Mr. Brown said the homeowner living on the property had been notified about the vine and had tried to have it removed, but the eradication process was improperly done, making the plant even more of a threat. Mr. Brown said a “clip and drip” method will be necessary, clipping each stem and dripping an herbicide directly into the stem. He said he thinks it will require many treatments.

“It’s going to require somebody who knows what they’re doing,” he said.

He and Ms. Rand said the homeowner is supportive of an intervention and understands the threat of the vine. Ms. Rand said the cost of the process would not be high enough to require a municipal bid process. The town plans to pay to eradicate the kudzu on town property, and the homeowner is expected to pay to eradicate it on the private property.

Mr. Brown said the area will need to be continually monitored to make sure the kudzu does not come back.

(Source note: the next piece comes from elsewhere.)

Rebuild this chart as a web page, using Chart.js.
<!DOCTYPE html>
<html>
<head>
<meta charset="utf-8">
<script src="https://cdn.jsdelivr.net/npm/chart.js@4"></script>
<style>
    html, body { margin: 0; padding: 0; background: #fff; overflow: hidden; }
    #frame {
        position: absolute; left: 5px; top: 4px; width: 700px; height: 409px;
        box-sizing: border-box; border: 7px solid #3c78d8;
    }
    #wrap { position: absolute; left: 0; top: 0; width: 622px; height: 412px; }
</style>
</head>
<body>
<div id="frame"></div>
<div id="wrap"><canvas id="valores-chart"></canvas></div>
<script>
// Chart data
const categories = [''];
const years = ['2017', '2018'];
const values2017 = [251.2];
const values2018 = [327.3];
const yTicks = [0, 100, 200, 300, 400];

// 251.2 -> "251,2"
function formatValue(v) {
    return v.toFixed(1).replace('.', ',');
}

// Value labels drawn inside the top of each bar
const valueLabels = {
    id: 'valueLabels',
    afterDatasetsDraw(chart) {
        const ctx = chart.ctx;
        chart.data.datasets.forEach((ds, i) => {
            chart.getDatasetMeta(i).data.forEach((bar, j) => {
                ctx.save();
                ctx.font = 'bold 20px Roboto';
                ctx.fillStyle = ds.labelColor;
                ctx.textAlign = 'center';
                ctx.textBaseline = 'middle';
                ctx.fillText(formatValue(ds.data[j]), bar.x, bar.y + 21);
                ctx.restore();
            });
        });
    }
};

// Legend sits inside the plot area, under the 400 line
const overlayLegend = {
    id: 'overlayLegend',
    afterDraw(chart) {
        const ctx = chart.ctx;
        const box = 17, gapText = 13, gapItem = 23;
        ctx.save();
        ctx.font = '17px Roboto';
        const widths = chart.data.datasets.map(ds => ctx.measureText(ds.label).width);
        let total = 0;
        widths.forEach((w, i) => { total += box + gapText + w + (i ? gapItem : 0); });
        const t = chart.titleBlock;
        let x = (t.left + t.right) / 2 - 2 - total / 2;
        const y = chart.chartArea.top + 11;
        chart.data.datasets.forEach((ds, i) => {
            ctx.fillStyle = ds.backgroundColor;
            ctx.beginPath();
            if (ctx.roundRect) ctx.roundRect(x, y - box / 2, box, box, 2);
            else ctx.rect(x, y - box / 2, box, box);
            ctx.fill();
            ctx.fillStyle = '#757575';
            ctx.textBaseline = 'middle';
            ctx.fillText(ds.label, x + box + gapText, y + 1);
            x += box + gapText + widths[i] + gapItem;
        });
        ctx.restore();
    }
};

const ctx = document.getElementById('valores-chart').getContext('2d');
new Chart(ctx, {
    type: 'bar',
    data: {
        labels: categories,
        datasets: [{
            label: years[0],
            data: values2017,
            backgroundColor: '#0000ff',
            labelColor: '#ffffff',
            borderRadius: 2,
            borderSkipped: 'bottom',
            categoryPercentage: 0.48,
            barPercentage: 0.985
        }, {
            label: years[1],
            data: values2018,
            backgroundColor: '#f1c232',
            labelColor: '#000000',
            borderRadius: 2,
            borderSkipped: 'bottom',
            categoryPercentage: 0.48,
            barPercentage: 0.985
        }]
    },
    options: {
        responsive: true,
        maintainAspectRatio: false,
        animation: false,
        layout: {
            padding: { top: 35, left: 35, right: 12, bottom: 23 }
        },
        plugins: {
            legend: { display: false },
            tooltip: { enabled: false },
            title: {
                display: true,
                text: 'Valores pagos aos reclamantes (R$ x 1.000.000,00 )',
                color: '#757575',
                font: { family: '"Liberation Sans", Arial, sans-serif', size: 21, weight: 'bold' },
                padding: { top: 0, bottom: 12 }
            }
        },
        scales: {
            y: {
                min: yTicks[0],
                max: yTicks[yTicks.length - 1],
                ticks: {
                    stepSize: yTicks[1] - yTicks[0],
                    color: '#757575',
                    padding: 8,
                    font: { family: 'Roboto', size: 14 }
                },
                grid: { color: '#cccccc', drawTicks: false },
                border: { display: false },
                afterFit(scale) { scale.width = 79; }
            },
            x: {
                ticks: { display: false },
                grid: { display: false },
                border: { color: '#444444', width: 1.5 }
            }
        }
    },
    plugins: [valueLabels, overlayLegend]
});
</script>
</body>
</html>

In other business, selectmen voted to submit an application to the Community Preservation Committee to fund projects to preserve the Mill Brook Watershed. A comprehensive, multi-year report on the watershed was recently completed and included a series of recommendations for improving the health of the system.

A representative from the Cape Light Compact, Margaret Song, presented the organization’s next three-year plan for energy use reduction. The plan from the energy services organization includes incentives for homeowners in West Tisbury to make their homes more energy efficient by reducing use of their hot water heaters, sealing their houses, and installing heat pumps among other things.

The meeting began with a moment of silence for West Tisbury officer Daniel Gouldrup, who died unexpectedly this week at age 59. A potluck memorial for the officer, who had served in the department since 1986, will be held Saturday at the Grange Hall from 2 p.m. to 6 p.m.